Your writing has so much depth, I have to print it out and read it over and over and because of it's depth. My comments may seem trite at times, but your journey is what inspires and illuminates me. You continually seem to replenish yourself in so many beautiful ways and you bring back more of your incredible journey to share and show others.
Love you Prem.
Suzy
You are such an amazing teacher, Prema! Not only do you truly embrace and believe in these practices, but you are able to communicate that in a sensible yet alluring way that draws me in and makes me never want to leave.
Thank you!
Ditto everyone. That line that Holly quoted got me too. Wow. Nothing's easy, is it? Yet the hardest to do is the least complicated... I think there is NO greater practice than motherhood and relationship. ANYONE can "get it" on retreat, in meditation, with other like-minded deep souls, but the day-to-day minutiae is where the real challenge lies.

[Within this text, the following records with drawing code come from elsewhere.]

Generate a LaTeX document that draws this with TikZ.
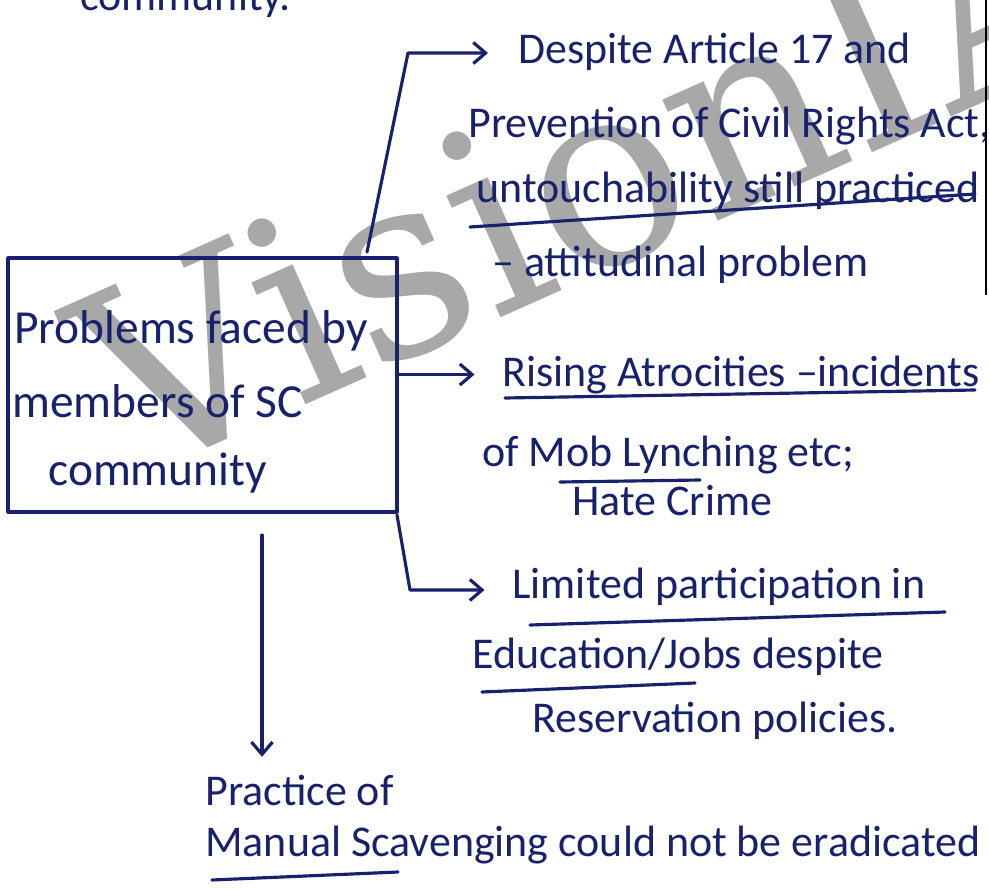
\documentclass[tikz,border=0pt]{standalone}
\usepackage{fontspec}
\setmainfont{Carlito}
\newfontfamily\wmfont{DejaVu Serif}
\usetikzlibrary{arrows.meta,fit,calc}
\definecolor{ink}{RGB}{24,34,108}
\definecolor{wmgray}{RGB}{168,168,168}
\tikzset{
  inkline/.style={draw=ink, line width=1.8pt, line cap=round, line join=round},
  conn/.style={inkline, -{Straight Barb[length=7pt,width=12pt]}},
  hand/.style={text=ink, inner sep=0pt, anchor=base west, font=\fontsize{25}{28}\selectfont},
  boxtext/.style={hand, font=\fontsize{27}{30}\selectfont},
  frame/.style={inkline, inner sep=0pt},
}
\begin{document}
\begin{tikzpicture}[x=0.02cm, y=-0.02cm]
\useasboundingbox (0,0) rectangle (989,888);
\clip (0,0) rectangle (989,888);
\fill[white] (0,0) rectangle (989,888);

% watermark
\node[rotate=24, anchor=base west, inner sep=0pt, text=wmgray,
      font=\fontsize{146}{146}\selectfont\wmfont] (wm) at (132,482) {VisionIAS};

% tail of the previous line
\node[hand] (prev) at (80,11) {community.};

% central box
\node[frame, draw=ink, fit={(8,258) (397,512)}] (box) {};
\node[boxtext] (b1) at (14,343) {Problems faced by};
\node[boxtext] (b2) at (12,417) {members of SC};
\node[boxtext] (b3) at (48,485) {community};

% first branch
\node[hand] (d1) at (518,64) {Despite Article 17 and};
\node[hand] (d2) at (468,138) {Prevention of Civil Rights Act,};
\node[hand] (d3) at (476,203) {untouchability still practiced};
\node[hand] (d4) at (492,276) {-- attitudinal problem};
\draw[inkline] (470,227) -- (975,194);

% second branch
\node[hand] (r1) at (502,386) {Rising Atrocities --incidents};
\node[hand] (r2) at (482,466) {of Mob Lynching etc;};
\node[hand] (r3) at (572,515) {Hate Crime};
\draw[inkline] (505,398) -- (975,390);
\draw[inkline] (560,482) -- (700,480);

% third branch
\node[hand] (l1) at (512,598) {Limited participation in};
\node[hand] (l2) at (472,668) {Education/Jobs despite};
\node[hand] (l3) at (532,732) {Reservation policies.};
\draw[inkline] (530,625) -- (945,612);
\draw[inkline] (482,692) -- (695,683);

% fourth branch
\node[hand] (p1) at (205,805) {Practice of};
\node[hand] (p2) at (205,856) {Manual Scavenging could not be eradicated};
\draw[inkline] (212,880) -- (398,872);

% connectors
\coordinate (c1s) at (367,252);
\coordinate (c1k) at (408,53);
\draw[conn] (c1s) -- (c1k) -- ([xshift=-0.6cm]c1k -| d1.west);

\draw[conn] (box.east |- r1.west) -- ([xshift=-0.55cm]r1.west);

\coordinate (c3s) at (397,515);
\coordinate (c3k) at (410,590);
\draw[conn] (c3s) -- (c3k) -- ([xshift=-0.55cm]c3k -| l1.west);

\coordinate (c4s) at (262,535);
\draw[conn] (c4s) -- ([yshift=0.35cm]c4s |- p1.north);

% page edge
\draw[black, line width=1.2pt] (986,0) -- (986,295);
\end{tikzpicture}
\end{document}
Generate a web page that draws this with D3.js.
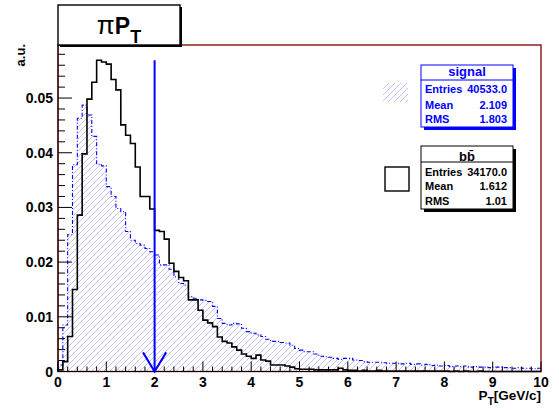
<!DOCTYPE html>
<html><head><meta charset="utf-8">
<script src="https://cdn.jsdelivr.net/npm/d3@7"></script>
<style>body{margin:0;background:#fff}svg{display:block}text{font-family:"Liberation Sans",Arial,sans-serif;font-weight:bold}</style>
</head><body><div id="chart"></div>
<script>
// ---- data ----
const binWidth = 0.1;
const binStarts = d3.range(100).map(i => +(i * binWidth).toFixed(1));
const signalValues = [
0.0012,0.0085,0.0250,0.0378,0.0463,0.0487,0.0469,0.0430,0.0379,0.0376,
0.0338,0.0320,0.0298,0.0292,0.0256,0.0240,0.0234,0.0231,0.0225,0.0219,
0.0213,0.0195,0.0195,0.0187,0.0173,0.0161,0.0158,0.0137,0.0134,0.0131,
0.0130,0.0128,0.0119,0.0097,0.0088,0.0085,0.0088,0.0087,0.0079,0.0073,
0.0070,0.0067,0.0064,0.0059,0.0055,0.0055,0.0053,0.0052,0.0048,0.0042,
0.0039,0.0036,0.0036,0.0032,0.0028,0.0027,0.0026,0.0024,0.0022,0.0024,
0.0024,0.0021,0.0020,0.0018,0.0017,0.0017,0.0017,0.0016,0.0015,0.0015,
0.0015,0.0014,0.0015,0.0013,0.0014,0.0012,0.0013,0.0011,0.0012,0.0010,
0.0011,0.0009,0.0010,0.0009,0.0010,0.0008,0.0009,0.0008,0.0008,0.0007,
0.0008,0.0008,0.0007,0.0007,0.0006,0.0007,0.0006,0.0006,0.0005,0.0006];
const bbbarValues = [
0.0003,0.0018,0.0064,0.0150,0.0286,0.0398,0.0498,0.0529,0.0569,0.0566,
0.0562,0.0534,0.0515,0.0451,0.0432,0.0417,0.0374,0.0320,0.0320,0.0297,
0.0258,0.0256,0.0242,0.0198,0.0183,0.0172,0.0166,0.0131,0.0131,0.0112,
0.0094,0.0089,0.0082,0.0063,0.0055,0.0052,0.0045,0.0039,0.0032,0.0028,
0.0024,0.0030,0.0021,0.0019,0.0012,0.0012,0.0012,0.0010,0.0008,0.0005,
0.0004,0.0004,0.0004,0.0003,0.0003,0.0003,0.0003,0.0003,0.0006,0.0003,
0.0002,0.0002,0.0001,0.0002,0.0001,0.0001,0.0002,0.0001,0.0001,0.0001,
0.0001,0.0001,0.0001,0.0001,0.0001,0.0001,0.0001,0.0001,0.0001,0.0001,
0.0001,0.0000,0.0001,0.0000,0.0001,0.0000,0.0000,0.0001,0.0000,0.0000,
0.0000,0.0000,0.0000,0.0000,0.0000,0.0000,0.0000,0.0000,0.0000,0.0000];
const xTicks = [0,1,2,3,4,5,6,7,8,9,10];
const yTicks = [0,0.01,0.02,0.03,0.04,0.05];
const cutValue = 2.0;
const cutTop = 0.0569;
const signalStats = [["Entries","40533.0"],["Mean","2.109"],["RMS","1.803"]];
const bbbarStats = [["Entries","34170.0"],["Mean","1.612"],["RMS","1.01"]];

// ---- layout ----
const W = 559, H = 412;
const x = d3.scaleLinear().domain([0, 10]).range([58, 541]);
const y = d3.scaleLinear().domain([0, 0.0597]).range([371.5, 45]);

const svg = d3.select("#chart").append("svg").attr("width", W).attr("height", H);
svg.append("rect").attr("width", W).attr("height", H).attr("fill", "#fff");
const defs = svg.append("defs");

function stepPoints(vals){
  const pts = [[0,0]];
  vals.forEach((v,i)=>pts.push([binStarts[i], v]));
  pts.push([10, vals[vals.length-1]]);
  pts.push([10, 0]);
  return pts;
}
const stepLine = d3.line().x(d=>x(d[0])).y(d=>y(d[1])).curve(d3.curveStepAfter);

// hatch helper: diagonal "/" lines clipped to a shape
function hatch(clipId, x0, y0, x1, y1){
  const g = svg.append("g").attr("clip-path", `url(#${clipId})`);
  const sp = 6;
  for (let c = x0 - (y1 - y0); c <= x1 + sp; c += sp){
    g.append("line").attr("x1", c).attr("y1", y1).attr("x2", c + (y1 - y0)).attr("y2", y0)
      .attr("stroke", "#b0b3f6").attr("stroke-width", 0.8);
  }
}

// signal hatched fill
defs.append("clipPath").attr("id","sigclip").append("path")
  .attr("d", stepLine(stepPoints(signalValues)) + "Z");
hatch("sigclip", x(0), y(0.0597), x(10), y(0));
// signal outline
svg.append("path").attr("d", stepLine(stepPoints(signalValues)))
  .attr("fill","none").attr("stroke","#0000ff").attr("stroke-width",1.1)
  .attr("stroke-dasharray","4,2,1,2");
// bbbar outline
svg.append("path").attr("d", stepLine(stepPoints(bbbarValues)))
  .attr("fill","none").attr("stroke","#000").attr("stroke-width",1.6);

// frame
svg.append("rect").attr("x",x(0)).attr("y",y(0.0597)).attr("width",x(10)-x(0)).attr("height",y(0)-y(0.0597))
  .attr("fill","none").attr("stroke","#8b1010").attr("stroke-width",1.4);

// axes
const xAxis = svg.append("g");
d3.range(0, 10.001, 0.2).forEach(t=>{
  const major = Math.abs(t - Math.round(t)) < 1e-6;
  xAxis.append("line").attr("x1",x(t)).attr("x2",x(t)).attr("y1",y(0)).attr("y2",y(0)-(major?10:5))
    .attr("stroke","#000").attr("stroke-width",1);
});
xAxis.append("line").attr("x1",x(0)).attr("x2",x(10)).attr("y1",y(0)).attr("y2",y(0)).attr("stroke","#000").attr("stroke-width",1);
xTicks.forEach(t=>{
  xAxis.append("text").attr("x",x(t)).attr("y",387).attr("text-anchor","middle")
    .attr("font-size",14).text(d3.format("d")(t));
});
const xt = svg.append("text").attr("x",x(10)).attr("y",400).attr("text-anchor","end").attr("font-size",13.5);
xt.append("tspan").text("P");
xt.append("tspan").attr("dy",5).attr("font-size",10).text("T");
xt.append("tspan").attr("dy",-5).text("[GeV/c]");

const yAxis = svg.append("g");
d3.range(0, 0.0591, 0.002).forEach(t=>{
  const major = Math.abs(t*100 - Math.round(t*100)) < 1e-6;
  yAxis.append("line").attr("x1",x(0)).attr("x2",x(0)+(major?14:7)).attr("y1",y(t)).attr("y2",y(t))
    .attr("stroke","#000").attr("stroke-width",1);
});
yAxis.append("line").attr("x1",x(0)).attr("x2",x(0)).attr("y1",y(0)).attr("y2",y(0.0597)).attr("stroke","#000").attr("stroke-width",1);
yTicks.forEach(t=>{
  yAxis.append("text").attr("x",53).attr("y",y(t)).attr("dy","0.36em").attr("text-anchor","end")
    .attr("font-size",14).text(t===0?"0":d3.format(".2f")(t));
});
svg.append("text").attr("transform","translate(25,44) rotate(-90)").attr("text-anchor","end")
  .attr("font-size",13).text("a.u.");

// cut arrow
const ax = x(cutValue);
svg.append("line").attr("x1",ax).attr("x2",ax).attr("y1",y(cutTop)).attr("y2",y(0))
  .attr("stroke","#0000ff").attr("stroke-width",2);
svg.append("path").attr("d",`M${x(cutValue-0.24)},${y(0.0035)} L${ax},${y(0)} L${x(cutValue+0.24)},${y(0.0035)}`)
  .attr("fill","none").attr("stroke","#0000ff").attr("stroke-width",2);

// title box
svg.append("rect").attr("x",60).attr("y",7).attr("width",122).attr("height",40).attr("fill","#000");
svg.append("rect").attr("x",58).attr("y",5).attr("width",122).attr("height",40).attr("fill","#fff")
  .attr("stroke","#000").attr("stroke-width",1.4);
const tt = svg.append("text").attr("x",119).attr("y",34).attr("text-anchor","middle");
tt.append("tspan").attr("font-weight","normal").attr("font-size",26).text("π");
tt.append("tspan").attr("font-size",23).text("P");
tt.append("tspan").attr("font-size",18).attr("dy",9).text("T");

// stats boxes
function statBox(x0, y0, w, h, color, header, rows, rowY, headerY, lineY){
  svg.append("rect").attr("x",x0+3).attr("y",y0+3).attr("width",w).attr("height",h).attr("fill",color);
  svg.append("rect").attr("x",x0).attr("y",y0).attr("width",w).attr("height",h).attr("fill","#fff")
    .attr("stroke",color).attr("stroke-width",1);
  svg.append("line").attr("x1",x0).attr("x2",x0+w).attr("y1",lineY).attr("y2",lineY).attr("stroke",color);
  svg.append("text").attr("x",x0+w/2).attr("y",headerY).attr("text-anchor","middle").attr("font-size",13)
    .attr("fill",color).text(header);
  rows.forEach((r,i)=>{
    svg.append("text").attr("x",x0+4).attr("y",rowY[i]).attr("font-size",11).attr("fill",color).text(r[0]);
    svg.append("text").attr("x",x0+w-6).attr("y",rowY[i]).attr("text-anchor","end").attr("font-size",11).attr("fill",color).text(r[1]);
  });
}
statBox(421, 65, 92, 62, "#0000ff", "signal", signalStats, [92.5,109,123], 76, 80);
statBox(421, 146, 92, 63, "#000", "b\u0062\u0304", bbbarStats, [175.5,190,205], 161, 162);

// legend swatches
defs.append("clipPath").attr("id","swclip").append("rect").attr("x",383).attr("y",83).attr("width",25).attr("height",19);
hatch("swclip", 383, 83, 408, 102);
svg.append("rect").attr("x",385).attr("y",167).attr("width",24).attr("height",24).attr("fill","none")
  .attr("stroke","#000").attr("stroke-width",1.4);
</script></body></html>
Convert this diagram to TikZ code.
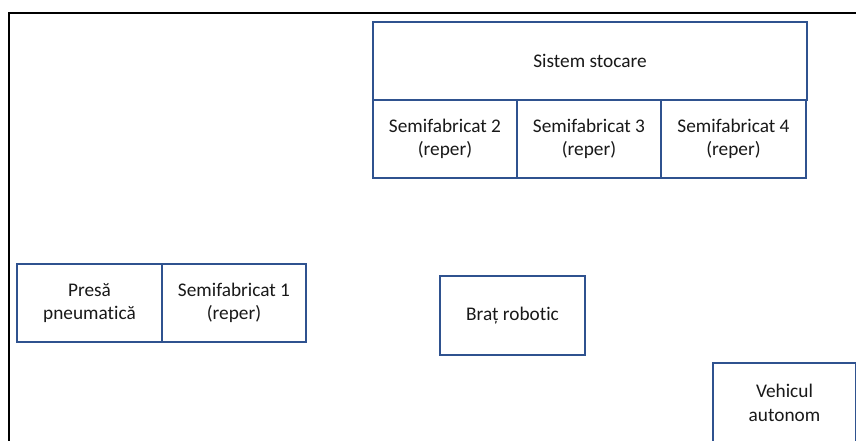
\documentclass[tikz,border=0pt]{standalone}
\usepackage{fontspec}
\setmainfont{Carlito}[Ligatures={NoCommon}]
\definecolor{boxblue}{RGB}{47,82,143}
\begin{document}
\begin{tikzpicture}[x=1bp,y=-1bp,
  blk/.style={draw=boxblue,line width=2.6bp,fill=white,rectangle,inner sep=0pt,
    align=center,text=black!90,font=\fontsize{19.3bp}{23.6bp}\selectfont,
    minimum height=78bp},
  frame/.style={line width=2.6bp,draw=black}]
\useasboundingbox (0,0) rectangle (856,441);
\clip (0,0) rectangle (856,441);
\coordinate (ftl) at (9,13);
\coordinate (ftr) at (857,13);
\coordinate (fbl) at (9,442);
\draw[frame] (ftr) -- (ftl) -- (fbl);
\node[blk,minimum width=434bp] (stoc) at (590,61) {Sistem stocare};
\node[blk,minimum width=144bp] (s2) at (445,139) {Semifabricat 2\\(reper)};
\node[blk,minimum width=144bp] (s3) at (589,139) {Semifabricat 3\\(reper)};
\node[blk,minimum width=145bp] (s4) at (733.5,139) {Semifabricat 4\\(reper)};
\node[blk,minimum width=145bp] (presa) at (89.5,303) {Presă\\pneumatică};
\node[blk,minimum width=144bp] (s1) at (234,303) {Semifabricat 1\\(reper)};
\node[blk,minimum width=145bp,minimum height=79bp] (brat) at (512.5,315.5) {Braț robotic};
\node[blk,minimum width=143bp,minimum height=80bp] (veh) at (784.5,403) {Vehicul\\autonom};
\end{tikzpicture}
\end{document}
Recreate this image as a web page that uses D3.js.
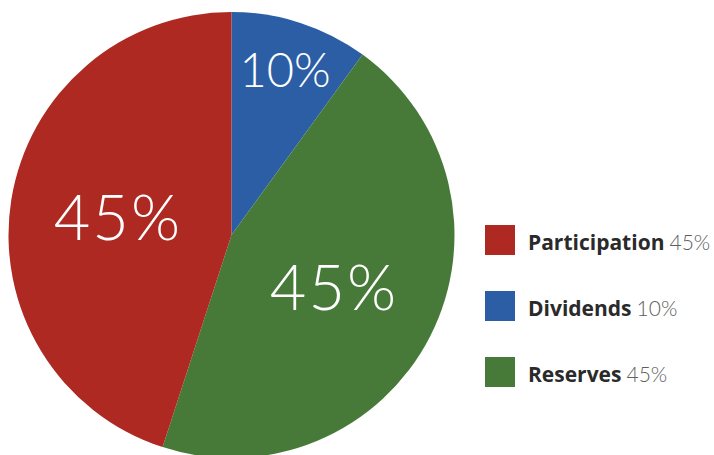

This post is so beautiful, and hit me so deeply, that I have read it several times and slept on it and still don't know what to say.
I have only dipped a toe into the spiritual universe where you live, Prema, but I still understand that struggle so powerfully--between that which truly nourishes us and those things (TV, Oreos) that I think of as pillows to rest our brains.
Your writing cuts so deeply, and is so moving. I am so glad you saw Paul. "Every sunrise...marks a new beginning." So wonderful!
And the line about the bridge completely took my breath away.
Wow! Like everyone, I don't know what to say, because I am thinking so much about your words. Look how you touch people with the way you share your journey! Wonderful.
I love what Carrie said about it being easy when you are around other deep souls, all looking for the same things. It IS a different game when you are a mom and a partner to someone. this is where we really find our way, in these moments of "regular" life. I feel tested ALL the TIME to be the soul I want to be.
I love what this teacher said about everyone falling away and comming back. It sounds so much like one of the most beautiful parts of my own Christian faith. The beauty of Spirit never being far away-- it is us who leave now and then.
And I was moved by your words about the ancient faiths being the same words. YES! I have been saying this forever to my Christian friends who freak out that I study the Tao, or read about other ways. Many paths...One Spirit. Yes...
You are so brilliant.
:)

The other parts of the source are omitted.